══ DATA EXTRACT

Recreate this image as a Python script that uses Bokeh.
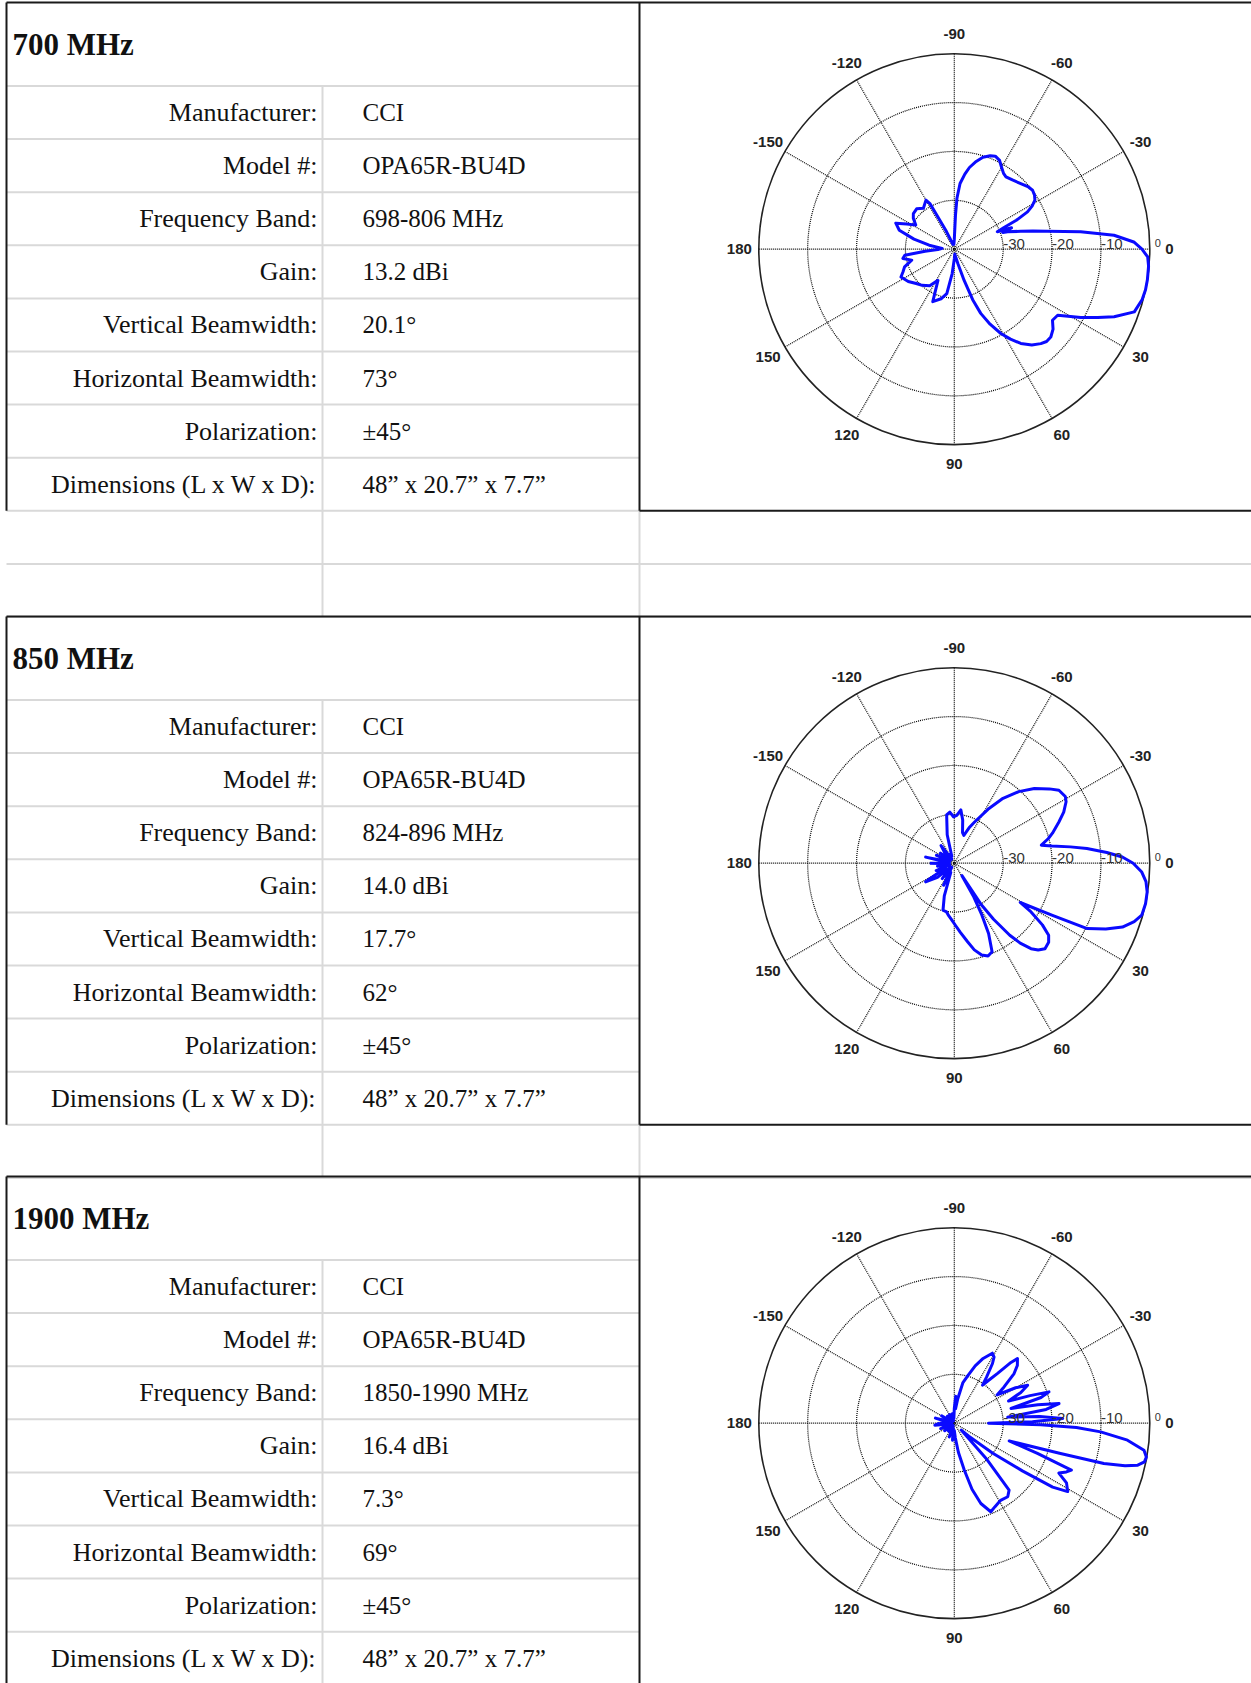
import numpy as np
from bokeh.plotting import figure
from bokeh.models import Range1d
from bokeh.core.properties import value
from bokeh.embed import file_html
from bokeh.resources import INLINE

# ---------------- data ----------------
TITLES = ["700 MHz", "850 MHz", "1900 MHz"]
ROW_LABELS = ["Manufacturer:", "Model #:", "Frequency Band:", "Gain:",
              "Vertical Beamwidth:", "Horizontal Beamwidth:", "Polarization:",
              "Dimensions (L x W x D):"]
VALUES_700 = ["CCI", "OPA65R-BU4D", "698-806 MHz", "13.2 dBi", "20.1°", "73°", "±45°",
              "48” x 20.7” x 7.7”"]
VALUES_850 = ["CCI", "OPA65R-BU4D", "824-896 MHz", "14.0 dBi", "17.7°", "62°", "±45°",
              "48” x 20.7” x 7.7”"]
VALUES_1900 = ["CCI", "OPA65R-BU4D", "1850-1990 MHz", "16.4 dBi", "7.3°", "69°", "±45°",
               "48” x 20.7” x 7.7”"]

ANGLE_TICKS = [0, -30, -60, -90, -120, -150, 180, 150, 120, 90, 60, 30]
RADIAL_TICKS = [-30, -20, -10]
DB_MIN = -40.0

P700_ANG = [-180, -176, -171, -166, -161, -156, -152, -148, -143, -139, -133, -127, -120, -118,
            -114, -105, -95, -90, -88, -87, -85, -82, -79.5, -76, -72.7, -69, -66.2, -63, -60.5,
            -57, -54.5, -50, -44.6, -40, -37, -34, -31.3, -29, -27, -25, -23.5, -22, -20.5, -19,
            -18, -15.1, -13, -10.9, -7.9, -5, -2.3, 0, 2.3, 5, 9, 12, 15, 19.2, 22.9, 25.5, 28.4,
            30.5, 32.6, 35.9, 39, 42.3, 45, 47.5, 51, 54.8, 58, 61.1, 64.5, 67.6, 70, 72.5, 76,
            80, 85, 90, 95, 99.6, 105, 112.3, 117.7, 124, 131.7, 138, 145, 152.5, 156, 160.4,
            165.6, 169.8, 173, 176, 180]
P700_DB = [-37, -37.5, -34.8, -31.5, -28.1, -26.9, -29, -30.7, -29.5, -28.9, -28.7, -29.5, -28.4,
           -29.5, -36, -39, -39, -38, -33, -29.5, -26.5, -24.5, -23, -21.5, -20.3, -19.5, -19.2,
           -19.6, -20.5, -21.5, -21.8, -21.5, -20.9, -20.2, -19.95, -20.2, -20.7, -21.8, -23.2,
           -26, -29, -30.5, -27.5, -29.5, -28.5, -25.9, -23.5, -20.6, -13.9, -7.2, -3.25, -1.6,
           -0.4, -0.1, 0, 0, -0.2, -1.0, -4.5, -7.5, -10.6, -13, -14.9, -15.2, -14, -13.3, -13.3,
           -13.8, -14.8, -16.4, -18.3, -20.3, -23, -25.8, -29, -33.3, -37, -38.5, -39, -38, -35,
           -30.8, -29.5, -28.4, -32.8, -31, -30.1, -29.5, -28.5, -27.7, -28.5, -29.2, -31, -29.3,
           -29.8, -34, -37]

P850_ANG = [-180, -174, -168, -162, -156, -150, -144, -138, -132, -127, -122, -116, -110, -104,
            -99, -95, -91, -87, -83, -79, -75, -71, -67, -63.8, -58, -53.1, -48, -43, -38, -34.9,
            -31, -28.8, -25, -21.5, -17, -14.7, -11.7, -10, -8, -6.3, -4, -2.1, 0, 2.7, 5.5, 8.5,
            12, 15.5, 18, 20.8, 23.5, 26.2, 28, 30.8, 32.4, 35, 37.4, 40, 43.3, 46, 48.1, 50.5,
            52.4, 55, 57, 58.5, 60, 62, 64, 66.9, 70, 73.4, 77, 80.4, 85, 89, 93, 96.6, 99, 103.5,
            107, 111, 116, 122, 128, 134, 140, 147, 152, 158, 164, 170, 175, 180]
P850_DB = [-35, -39, -34, -39, -36, -39, -36.5, -39, -37, -35.5, -39, -38, -38.5, -34, -30, -29.5,
           -30.5, -30.2, -29, -31, -33.5, -34, -32, -30.6, -27, -23.4, -20.3, -17.6, -15.3, -13.9,
           -13.5, -13.9, -15.3, -17, -19, -20.1, -21.8, -19.7, -16, -12.7, -8.7, -5.6, -3.4, -1.6,
           -0.6, -0.1, 0, -0.2, -1.3, -3.2, -6.2, -9.7, -17.4, -24.3, -21.4, -18, -15.7, -14.8,
           -14.5, -15.3, -16.5, -18.8, -21.4, -26, -30, -37, -32, -28, -24, -20.3, -19.8, -20.4,
           -21.8, -23.7, -25.8, -27.3, -28.5, -29.3, -29.9, -30.1, -33, -38, -35, -39, -36, -39,
           -35.5, -33, -38, -36, -39, -36.5, -39, -35]

P1900_ANG = [-180, -172, -165, -158, -150, -142, -134, -126, -118, -110, -102, -95, -90, -87, -85,
             -82, -78, -74, -70, -66, -61.5, -59, -57.4, -55, -53.4, -51, -49, -47, -45.7, -42.5,
             -39.7, -36.1, -33.5, -30, -27.4, -24.8, -22.2, -20, -18.3, -16.5, -14.6, -12.5,
             -10.6, -8.5, -6.5, -4.5, -2.5, -1, 0, 1, 2, 3.4, 5.6, 8.1, 10, 11.5, 12.9, 14, 15.1,
             15.9, 17.9, 20, 21.8, 23.5, 25.5, 28, 31.1, 33, 35, 38, 42, 45, 48, 50.7, 54, 59, 64,
             67.6, 71.7, 75, 78, 82, 86, 90, 96, 102, 110, 118, 126, 134, 142, 150, 158, 166, 174,
             180]
P1900_DB = [-37, -39, -36, -39, -37, -39.5, -38, -39.5, -38, -39.5, -38, -39, -37, -34.5, -37, -35,
            -31.5, -29.8, -27.5, -25.5, -23.7, -24.2, -25.5, -28.5, -30.3, -28.5, -26.5, -23,
            -21.5, -22.5, -24.1, -27.4, -29.5, -25.5, -23.1, -25, -28, -23.5, -19.6, -21.5, -28,
            -22.5, -18.2, -21, -29, -22.5, -17.8, -24, -33, -22.3, -15, -10, -4.4, -0.8, -0.1,
            -0.3, -1.5, -4, -8.3, -17.4, -28.2, -21.9, -14.2, -15, -16.3, -14, -12.9, -16, -23,
            -30, -36, -38, -30, -22.3, -21.4, -21.6, -21, -20.4, -22.7, -26, -30.2, -34, -37,
            -38.5, -36.5, -39, -37, -39.5, -38, -39.5, -37.5, -39.5, -37, -39.5, -36, -37]

BLOCKS = [
    (TITLES[0], VALUES_700, P700_ANG, P700_DB),
    (TITLES[1], VALUES_850, P850_ANG, P850_DB),
    (TITLES[2], VALUES_1900, P1900_ANG, P1900_DB),
]

# ---------------- layout (page pixels) ----------------
W, H = 1251, 1683
BLOCK_TOPS = [2, 616, 1176]
TITLE_H = 83.5
ROW_H = 53.1
TABLE_L = 6
DIV_X = 322
BOX_X = 639
RIGHT = 1251
CX = 953.8
CY_OFF = 246.7
R = 195.5

BLACK = "#1a1a1a"
GREY = "#d9d9d9"
SERIF = value("Liberation Serif")
SANS = value("Liberation Sans")

p = figure(width=W, height=H, x_range=Range1d(0, W), y_range=Range1d(H, 0),
           output_backend="svg", toolbar_location=None, min_border=0,
           x_axis_location=None, y_axis_location=None)
p.grid.visible = False
p.outline_line_color = None
p.background_fill_color = "white"

gx0, gy0, gx1, gy1 = [], [], [], []
bx0, by0, bx1, by1 = [], [], [], []


def gseg(a, b, c, d):
    gx0.append(a); gy0.append(b); gx1.append(c); gy1.append(d)


def bseg(a, b, c, d):
    bx0.append(a); by0.append(b); bx1.append(c); by1.append(d)


n_rows = len(ROW_LABELS)
block_h = TITLE_H + n_rows * ROW_H
empty_rows = [2, 1, 0]

for bi, (title, vals, angs, dbs) in enumerate(BLOCKS):
    top = BLOCK_TOPS[bi]
    bottom = top + block_h
    # grey table grid
    for i in range(n_rows + 1):
        yy = top + TITLE_H + i * ROW_H
        gseg(TABLE_L, yy, BOX_X, yy)
    gseg(DIV_X, top + TITLE_H, DIV_X, bottom)
    # empty rows after block
    for k in range(empty_rows[bi]):
        y0 = bottom + k * ROW_H
        y1 = y0 + ROW_H
        gseg(TABLE_L, y1, RIGHT, y1)
        gseg(DIV_X, y0, DIV_X, y1)
        gseg(BOX_X, y0, BOX_X, y1)
    # black borders
    bseg(TABLE_L, top, RIGHT, top)
    bseg(TABLE_L, top, TABLE_L, bottom)
    bseg(BOX_X, top, BOX_X, bottom)
    bseg(BOX_X, bottom, RIGHT, bottom)

    # texts
    p.text(x=[12], y=[top + 42], text=[title], text_font=SERIF, text_font_size=value("31px"),
           text_font_style="bold", text_align="left", text_baseline="middle",
           text_color="#111111")
    ys = [top + TITLE_H + i * ROW_H + ROW_H / 2 for i in range(n_rows)]
    p.text(x=[317] * n_rows, y=ys, text=ROW_LABELS, text_font=SERIF,
           text_font_size=value("26px"), text_align="right", text_baseline="middle",
           text_color="#111111")
    p.text(x=[362] * n_rows, y=ys, text=vals, text_font=SERIF,
           text_font_size=value("25px"), text_align="left", text_baseline="middle",
           text_color="#111111")

    # polar grid
    cy = top + CY_OFF
    ring_r = [R * (v - DB_MIN) / (-DB_MIN) for v in RADIAL_TICKS]
    p.circle(x=[CX] * len(ring_r), y=[cy] * len(ring_r), radius=ring_r, fill_color=None,
             line_color="#000000", line_width=1.2, line_dash="1 1")
    sp = np.deg2rad(np.arange(0, 180, 30))
    p.segment(x0=CX - R * np.cos(sp), y0=cy - R * np.sin(sp), x1=CX + R * np.cos(sp),
              y1=cy + R * np.sin(sp), line_color="#000000", line_width=1.2, line_dash="1 1")
    p.circle(x=[CX], y=[cy], radius=[R], fill_color=None, line_color="#222222",
             line_width=1.6)

    # pattern
    th = np.deg2rad(np.array(angs, dtype=float))
    rr = R * (np.array(dbs, dtype=float) - DB_MIN) / (-DB_MIN)
    p.line(x=CX + rr * np.cos(th), y=cy + rr * np.sin(th), line_color="#0a0aff",
           line_width=3, line_join="round")

    # angle labels
    ta = np.deg2rad(np.array(ANGLE_TICKS, dtype=float))
    lr = R + 19.5
    p.text(x=CX + lr * np.cos(ta), y=cy + lr * np.sin(ta), text=[str(a) for a in ANGLE_TICKS],
           text_font=SANS, text_font_size=value("15px"), text_font_style="bold",
           text_align="center", text_baseline="middle", text_color="#222222")
    # radial labels
    p.text(x=[CX + rv for rv in ring_r], y=[cy - 5] * len(ring_r),
           text=[str(v) for v in RADIAL_TICKS], text_font=SANS,
           text_font_size=value("15px"), text_align="left", text_baseline="middle",
           text_color="#333333")
    p.text(x=[CX + R + 5], y=[cy - 6], text=["0"], text_font=SANS,
           text_font_size=value("11px"), text_align="left", text_baseline="middle",
           text_color="#333333")

p.segment(x0=gx0, y0=gy0, x1=gx1, y1=gy1, line_color=GREY, line_width=2)
p.segment(x0=bx0, y0=by0, x1=bx1, y1=by1, line_color=BLACK, line_width=2)

open("out.html", "w").write(file_html(p, INLINE))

════

Leave out any pictures, please, and quote only the lines from the top of the data through the line that contains "from bokeh.resources import INLINE".

- [TASK RESPONSE]:
Recreate this image as a Python script that uses Bokeh.
import numpy as np
from bokeh.plotting import figure
from bokeh.models import Range1d
from bokeh.core.properties import value
from bokeh.embed import file_html
from bokeh.resources import INLINE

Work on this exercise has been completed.